### Exercise
The data below should be printed in full, exactly, and without any of its images.

### Available data
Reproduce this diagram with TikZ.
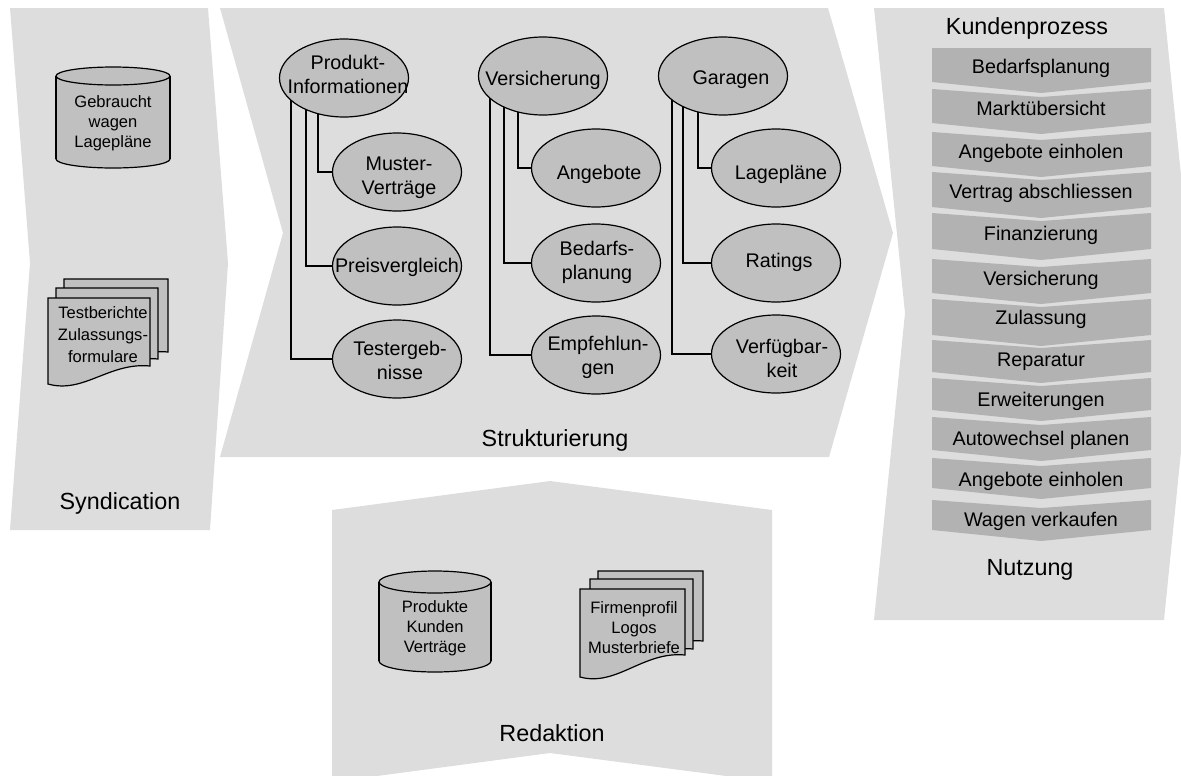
\documentclass[tikz,border=0pt]{standalone}
\usepackage{fontspec}
\setmainfont{Liberation Sans}
\usetikzlibrary{shapes.geometric}
\definecolor{panel}{HTML}{DDDDDD}
\definecolor{ellfill}{HTML}{C0C0C0}
\definecolor{barfill}{HTML}{B2B2B2}
\pgfdeclarelayer{bg}\pgfdeclarelayer{conn}\pgfsetlayers{bg,conn,main}
\newcommand\myBig{\fontsize{17.5}{21}\selectfont}
\newcommand\myMid{\fontsize{14.8}{18}\selectfont}
\newcommand\mySmall{\fontsize{12.4}{15}\selectfont}
\newcommand\mySmallB{\fontsize{12.4}{16.5}\selectfont}
\tikzset{
  ell/.style={ellipse, draw=black, fill=ellfill, line width=0.9pt,
    minimum width=96.75pt, minimum height=58.5pt, inner sep=0pt},
  etxt/.style={font=\myMid, align=center, inner sep=0pt},
  conn/.style={draw=black, line width=0.9pt},
  btxt/.style={font=\myMid, inner sep=0pt},
  ptxt/.style={font=\myBig, inner sep=0pt},
  stxt/.style={font=\mySmall, align=center, inner sep=0pt},
  store/.style={fill=ellfill, draw=black, line width=0.9pt},
}
\newcommand\docsheet[5]{%
  \filldraw[store] (#1,#2) -- ({#1+#3},#2) -- ({#1+#3},{#4-#5})
    .. controls ({#1+0.6*#3},{#4-#5-4}) and ({#1+0.35*#3},{#4+10}) .. (#1,#4) -- cycle;}
\begin{document}
\begin{tikzpicture}[x=0.75pt,y=-0.75pt]
\useasboundingbox (0,0) rectangle (1181,775);
\clip (0,0) rectangle (1181,775);

% panels
\begin{pgfonlayer}{bg}
\fill[panel] (10,8) -- (208,8) -- (228,263) -- (210,530) -- (10,530) -- (30,263) -- cycle;
\fill[panel] (220,8) -- (828,8) -- (893,233) -- (829,457) -- (220,457) -- (283,233) -- cycle;
\fill[panel] (874,8) -- (1164,8) -- (1195,313) -- (1164,620) -- (874,620) -- (905,313) -- cycle;
\fill[panel] (332,510) -- (550,481) -- (772,510) -- (772,782) -- (550,753) -- (332,782) -- cycle;
\end{pgfonlayer}

% Syndication
\draw[store] (113,159) ellipse [x radius=57, y radius=9];
\fill[ellfill] (56,76) rectangle (170,159);
\draw[line width=0.9pt] (56,76) -- (56,159) (170,76) -- (170,159);
\draw[store] (113,76) ellipse [x radius=57, y radius=9];
\node[stxt] (cyl1) at (113,123) {Gebraucht\\wagen\\Lagepläne};

\docsheet{64}{279}{104}{370}{18}
\docsheet{56}{288}{102}{377}{18}
\docsheet{48}{298}{102}{384}{18}
\node[stxt, font=\mySmallB] (doc1) at (103,335) {Testberichte\\Zulassungs-\\formulare};
\node[ptxt] (syn) at (120,503) {Syndication};

% Strukturierung
\node[ell] (PI) at (344,78) {};
\node[etxt] at (348,74) {Produkt-\\Informationen};
\node[ell] (MV) at (397,172) {};
\node[etxt] at (399,178) {Muster-\\Verträge};
\node[ell] (PV) at (397,266) {};
\node[etxt] at (397,267) {Preisvergleich};
\node[ell] (TE) at (397,359) {};
\node[etxt] at (400,360) {Testergeb-\\nisse};

\node[ell] (VS) at (543,76) {};
\node[etxt] at (543,80) {Versicherung};
\node[ell] (AN) at (596,168) {};
\node[etxt] at (599,174) {Angebote};
\node[ell] (BP) at (596,263) {};
\node[etxt] at (597,262) {Bedarfs-\\planung};
\node[ell] (EM) at (596,355) {};
\node[etxt] at (598,357) {Empfehlun-\\gen};

\node[ell] (GA) at (723,76) {};
\node[etxt] at (731,80) {Garagen};
\node[ell] (LP) at (776,168) {};
\node[etxt] at (781,174) {Lagepläne};
\node[ell] (RA) at (776,263) {};
\node[etxt] at (779,262) {Ratings};
\node[ell] (VF) at (776,354) {};
\node[etxt] at (782,358) {Verfügbar-\\keit};

\begin{pgfonlayer}{conn}
\draw[conn] (PI) ++(-26,0) |- (MV.west);
\draw[conn] (PI) ++(-38,0) |- (PV.west);
\draw[conn] (PI) ++(-53,0) |- (TE.west);
\draw[conn] (VS) ++(-25,0) |- (AN.west);
\draw[conn] (VS) ++(-39,0) |- (BP.west);
\draw[conn] (VS) ++(-53,0) |- (EM.west);
\draw[conn] (GA) ++(-25,0) |- (LP.west);
\draw[conn] (GA) ++(-40,0) |- (RA.west);
\draw[conn] (GA) ++(-51,0) |- (VF.west);
\end{pgfonlayer}

\node[ptxt] (str) at (555,440) {Strukturierung};

% Nutzung
\node[ptxt] (kp) at (1027,28) {Kundenprozess};
\foreach \t/\n/\b/\txt/\ty [count=\i] in {
  48/0/82/Bedarfsplanung/68,
  89/8/123/Marktübersicht/108,
  132/8/166/Angebote einholen/153,
  172/8/207/Vertrag abschliessen/193,
  213/8/249/Finanzierung/235,
  259/8/293/Versicherung/280,
  299/8/335/Zulassung/319,
  340/8/372/Reparatur/362,
  378/8/410/Erweiterungen/401,
  417/8/450/Autowechsel planen/440,
  458/8/488/Angebote einholen/481,
  500/8/530/Wagen verkaufen/521}{
  \fill[barfill] (932,\t) -- (1041,\t+\n) -- (1151,\t) -- (1151,\b) -- (1041,\b+11) -- (932,\b) -- cycle;
  \node[btxt] (bar\i) at (1041,\ty) {\txt};
}
\node[ptxt] (nu) at (1030,570) {Nutzung};

% Redaktion
\draw[store] (435,661) ellipse [x radius=56, y radius=11];
\fill[ellfill] (379,582) rectangle (491,661);
\draw[line width=0.9pt] (379,582) -- (379,661) (491,582) -- (491,661);
\draw[store] (435,582) ellipse [x radius=56, y radius=11];
\node[stxt] (cyl2) at (435,628) {Produkte\\Kunden\\Verträge};

\docsheet{598}{571}{105}{659}{18}
\docsheet{590}{579}{103}{667}{18}
\docsheet{580}{589}{105}{677}{22}
\node[stxt] (doc2) at (634,628) {Firmenprofil\\Logos\\Musterbriefe};
\node[ptxt] (red) at (552,733) {Redaktion};
\end{tikzpicture}
\end{document}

### Exercise output
Reproduce this diagram with TikZ.
\documentclass[tikz,border=0pt]{standalone}
\usepackage{fontspec}
\setmainfont{Liberation Sans}
\usetikzlibrary{shapes.geometric}
\definecolor{panel}{HTML}{DDDDDD}
\definecolor{ellfill}{HTML}{C0C0C0}
\definecolor{barfill}{HTML}{B2B2B2}
\pgfdeclarelayer{bg}\pgfdeclarelayer{conn}\pgfsetlayers{bg,conn,main}
\newcommand\myBig{\fontsize{17.5}{21}\selectfont}
\newcommand\myMid{\fontsize{14.8}{18}\selectfont}
\newcommand\mySmall{\fontsize{12.4}{15}\selectfont}
\newcommand\mySmallB{\fontsize{12.4}{16.5}\selectfont}
\tikzset{
  ell/.style={ellipse, draw=black, fill=ellfill, line width=0.9pt,
    minimum width=96.75pt, minimum height=58.5pt, inner sep=0pt},
  etxt/.style={font=\myMid, align=center, inner sep=0pt},
  conn/.style={draw=black, line width=0.9pt},
  btxt/.style={font=\myMid, inner sep=0pt},
  ptxt/.style={font=\myBig, inner sep=0pt},
  stxt/.style={font=\mySmall, align=center, inner sep=0pt},
  store/.style={fill=ellfill, draw=black, line width=0.9pt},
}
\newcommand\docsheet[5]{%
  \filldraw[store] (#1,#2) -- ({#1+#3},#2) -- ({#1+#3},{#4-#5})
    .. controls ({#1+0.6*#3},{#4-#5-4}) and ({#1+0.35*#3},{#4+10}) .. (#1,#4) -- cycle;}
\begin{document}
\begin{tikzpicture}[x=0.75pt,y=-0.75pt]
\useasboundingbox (0,0) rectangle (1181,775);
\clip (0,0) rectangle (1181,775);

% panels
\begin{pgfonlayer}{bg}
\fill[panel] (10,8) -- (208,8) -- (228,263) -- (210,530) -- (10,530) -- (30,263) -- cycle;
\fill[panel] (220,8) -- (828,8) -- (893,233) -- (829,457) -- (220,457) -- (283,233) -- cycle;
\fill[panel] (874,8) -- (1164,8) -- (1195,313) -- (1164,620) -- (874,620) -- (905,313) -- cycle;
\fill[panel] (332,510) -- (550,481) -- (772,510) -- (772,782) -- (550,753) -- (332,782) -- cycle;
\end{pgfonlayer}

% Syndication
\draw[store] (113,159) ellipse [x radius=57, y radius=9];
\fill[ellfill] (56,76) rectangle (170,159);
\draw[line width=0.9pt] (56,76) -- (56,159) (170,76) -- (170,159);
\draw[store] (113,76) ellipse [x radius=57, y radius=9];
\node[stxt] (cyl1) at (113,123) {Gebraucht\\wagen\\Lagepläne};

\docsheet{64}{279}{104}{370}{18}
\docsheet{56}{288}{102}{377}{18}
\docsheet{48}{298}{102}{384}{18}
\node[stxt, font=\mySmallB] (doc1) at (103,335) {Testberichte\\Zulassungs-\\formulare};
\node[ptxt] (syn) at (120,503) {Syndication};

% Strukturierung
\node[ell] (PI) at (344,78) {};
\node[etxt] at (348,74) {Produkt-\\Informationen};
\node[ell] (MV) at (397,172) {};
\node[etxt] at (399,178) {Muster-\\Verträge};
\node[ell] (PV) at (397,266) {};
\node[etxt] at (397,267) {Preisvergleich};
\node[ell] (TE) at (397,359) {};
\node[etxt] at (400,360) {Testergeb-\\nisse};

\node[ell] (VS) at (543,76) {};
\node[etxt] at (543,80) {Versicherung};
\node[ell] (AN) at (596,168) {};
\node[etxt] at (599,174) {Angebote};
\node[ell] (BP) at (596,263) {};
\node[etxt] at (597,262) {Bedarfs-\\planung};
\node[ell] (EM) at (596,355) {};
\node[etxt] at (598,357) {Empfehlun-\\gen};

\node[ell] (GA) at (723,76) {};
\node[etxt] at (731,80) {Garagen};
\node[ell] (LP) at (776,168) {};
\node[etxt] at (781,174) {Lagepläne};
\node[ell] (RA) at (776,263) {};
\node[etxt] at (779,262) {Ratings};
\node[ell] (VF) at (776,354) {};
\node[etxt] at (782,358) {Verfügbar-\\keit};

\begin{pgfonlayer}{conn}
\draw[conn] (PI) ++(-26,0) |- (MV.west);
\draw[conn] (PI) ++(-38,0) |- (PV.west);
\draw[conn] (PI) ++(-53,0) |- (TE.west);
\draw[conn] (VS) ++(-25,0) |- (AN.west);
\draw[conn] (VS) ++(-39,0) |- (BP.west);
\draw[conn] (VS) ++(-53,0) |- (EM.west);
\draw[conn] (GA) ++(-25,0) |- (LP.west);
\draw[conn] (GA) ++(-40,0) |- (RA.west);
\draw[conn] (GA) ++(-51,0) |- (VF.west);
\end{pgfonlayer}

\node[ptxt] (str) at (555,440) {Strukturierung};

% Nutzung
\node[ptxt] (kp) at (1027,28) {Kundenprozess};
\foreach \t/\n/\b/\txt/\ty [count=\i] in {
  48/0/82/Bedarfsplanung/68,
  89/8/123/Marktübersicht/108,
  132/8/166/Angebote einholen/153,
  172/8/207/Vertrag abschliessen/193,
  213/8/249/Finanzierung/235,
  259/8/293/Versicherung/280,
  299/8/335/Zulassung/319,
  340/8/372/Reparatur/362,
  378/8/410/Erweiterungen/401,
  417/8/450/Autowechsel planen/440,
  458/8/488/Angebote einholen/481,
  500/8/530/Wagen verkaufen/521}{
  \fill[barfill] (932,\t) -- (1041,\t+\n) -- (1151,\t) -- (1151,\b) -- (1041,\b+11) -- (932,\b) -- cycle;
  \node[btxt] (bar\i) at (1041,\ty) {\txt};
}
\node[ptxt] (nu) at (1030,570) {Nutzung};

% Redaktion
\draw[store] (435,661) ellipse [x radius=56, y radius=11];
\fill[ellfill] (379,582) rectangle (491,661);
\draw[line width=0.9pt] (379,582) -- (379,661) (491,582) -- (491,661);
\draw[store] (435,582) ellipse [x radius=56, y radius=11];
\node[stxt] (cyl2) at (435,628) {Produkte\\Kunden\\Verträge};

\docsheet{598}{571}{105}{659}{18}
\docsheet{590}{579}{103}{667}{18}
\docsheet{580}{589}{105}{677}{22}
\node[stxt] (doc2) at (634,628) {Firmenprofil\\Logos\\Musterbriefe};
\node[ptxt] (red) at (552,733) {Redaktion};
\end{tikzpicture}
\end{document}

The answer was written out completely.